R. Nous partions d’un nombre élevé, car la pandémie a incité les gens à lire davantage. Il y a donc eu une augmentation puis une diminution, même si certaines données sont positives et pleines d’espoir, car chez les jeunes, le taux de lecture augmente et il semble que cela soit dû aux réseaux sociaux. Pour la première fois, il semble qu’ils fassent quelque chose de bien, à savoir qu’il y a tellement de gens qui encouragent la lecture que de nombreux adolescents commencent à lire. C’est peut-être une mode pour eux, mais bon, s’ils deviennent accro aux livres, ce sera une bonne chose. L’Espagne a toujours été un peu en retard, nous sommes un pays qui a un taux d’analphabétisme élevé. Le livre était perçu comme quelque chose de dangereux, imaginez ! Au XVIe siècle et au Moyen Âge, on pensait que quiconque savait lire était un judaïsant ou un maure, car les vieux chrétiens ne savaient ni lire ni écrire et se vantaient de leur ignorance. Et les livres ont aussi été perçus comme quelque chose de dangereux, mais je pense que les choses changent beaucoup. L’accès aux livres est très simple. Et en plus, nous avons une langue merveilleuse, universelle et qui touche des centaines de millions de personnes. En Amérique, je vois qu’il y a beaucoup de passion pour les livres et cela m’encourage beaucoup. Il est vrai que nous sommes en concurrence avec beaucoup de choses : les jeux vidéo, les téléphones portables… Mais cela doit nous amener à changer notre style d’écriture. Par exemple, j’écris des livres plus courts et plus agiles pour Amazon. Les gens sont très visuels et ont besoin de livres qui n’expliquent pas grand-chose. En tant qu’écrivains, nous devons donc nous adapter aux nouveaux lecteurs et les atteindre sous toutes les formes et plateformes en vogue actuellement.

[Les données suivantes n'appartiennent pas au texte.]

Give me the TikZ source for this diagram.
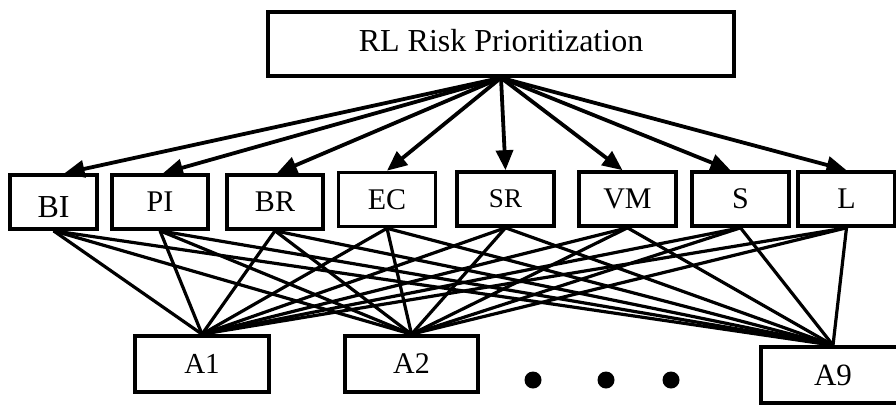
\documentclass[tikz,border=0pt]{standalone}
\usepackage{fontspec}
\setmainfont{Liberation Serif}
\usetikzlibrary{arrows.meta}
\begin{document}
\begin{tikzpicture}[x=1pt,y=-1pt,
  box/.style={draw,line width=3.6pt,rectangle,inner sep=0pt,font=\fontsize{30}{36}\selectfont},
  mid/.style={box,minimum width=96pt,minimum height=54pt},
  bot/.style={box,minimum width=134pt,minimum height=56pt},
  link/.style={line width=3.2pt},
  arr/.style={line width=3.8pt,-{Triangle[length=20pt,width=17pt]}},
  bigdot/.style={circle,fill,inner sep=0pt,minimum size=17pt}]
\useasboundingbox (0,0) rectangle (896,405);
% top
\node[box,minimum width=466pt,minimum height=64pt,font=\fontsize{32}{38}\selectfont,text height=22pt,text depth=8pt] (top) at (501,44) {RL Risk Prioritization};
% middle row
\node[mid,minimum width=87pt,text height=30pt,text depth=0pt,font=\fontsize{32}{38}\selectfont] (BI) at (53.5,202) {BI};
\node[mid] (PI) at (160,202) {PI};
\node[mid] (BR) at (275,202) {BR};
\node[mid,minimum width=97pt] (EC) at (387,199.5) {EC};
\node[mid,minimum width=97pt,font=\fontsize{27}{32}\selectfont] (SR) at (505.5,199) {SR};
\node[mid,minimum width=97pt] (VM) at (627.5,199) {VM};
\node[mid,minimum width=97pt] (S) at (740.5,199) {S};
\node[mid,minimum width=97pt] (L) at (846.5,199) {L};
% bottom row
\node[bot,font=\fontsize{29}{34}\selectfont] (A1) at (202,364) {A1};
\node[bot,minimum width=133pt] (A2) at (411.5,364) {A2};
\node[bot,minimum width=144pt,font=\fontsize{31}{36}\selectfont] (A9) at (833,375) {A9};
% dots
\node[bigdot] (d1) at (533,380) {};
\node[bigdot] (d2) at (606,380) {};
\node[bigdot] (d3) at (671,380) {};
% arrows
\draw[arr] (top.south) -- ([xshift=11pt]BI.north);
\draw[arr] (top.south) -- ([xshift=3pt]PI.north);
\draw[arr] (top.south) -- ([xshift=2pt]BR.north);
\draw[arr] (top.south) -- (EC.north);
\draw[arr] (top.south) -- (SR.north);
\draw[arr] (top.south) -- ([xshift=-5pt]VM.north);
\draw[arr] (top.south) -- ([xshift=-10pt]S.north);
\draw[arr] (top.south) -- (L.north);
% links
\foreach \m in {BI,PI,BR,EC,SR,VM,S,L}
  \foreach \a in {A1,A2,A9}
    \draw[link] (\m.south) -- (\a.north);
\end{tikzpicture}
\end{document}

« Les livres sont une répétition de la vie »

Q. Les livres peuvent-ils nous sauver du fanatisme et de la haine ?

R. Les livres sont une répétition de la vie. Ils nous aident à réfléchir et à vivre ce que les autres ont vécu. Contrairement à un film, cela nous amène à réfléchir davantage, à nous arrêter et à réfléchir davantage aux choses. Je pense qu’en ce sens, un livre a beaucoup de pouvoir. Les romans nous aident à sympathiser avec les personnages et cela nous aide à nous rapprocher de leur monde, de leur façon de voir les choses, à les comprendre. Cela rend également l’histoire et d’autres époques beaucoup plus faciles à comprendre. L’histoire n’est pas seulement une leçon pour ne pas répéter les erreurs historiques, mais aussi pour la vie de chaque individu, comment nous pouvons devenir de meilleures personnes, comment nous pouvons aider les autres, comment nous pouvons rechercher le bien commun. Et c’est pourquoi je crois qu’ils ont un grand pouvoir, ils ont tellement de pouvoir que Dieu a décidé de laisser sa parole par écrit. En fait, la Bible contient de nombreuses histoires que je trouve passionnantes. Jésus racontait des histoires pour que les gens comprennent ses enseignements. Je crois qu’il est de notre devoir d’évangéliser la culture, de diffuser la parole de Dieu à travers des livres, avec des exemples, car en fin de compte, l’être humain devra choisir de quel côté il se tient. Les livres sont un moyen de communiquer avec les personnes qui semblent les plus éloignées des valeurs chrétiennes occidentales.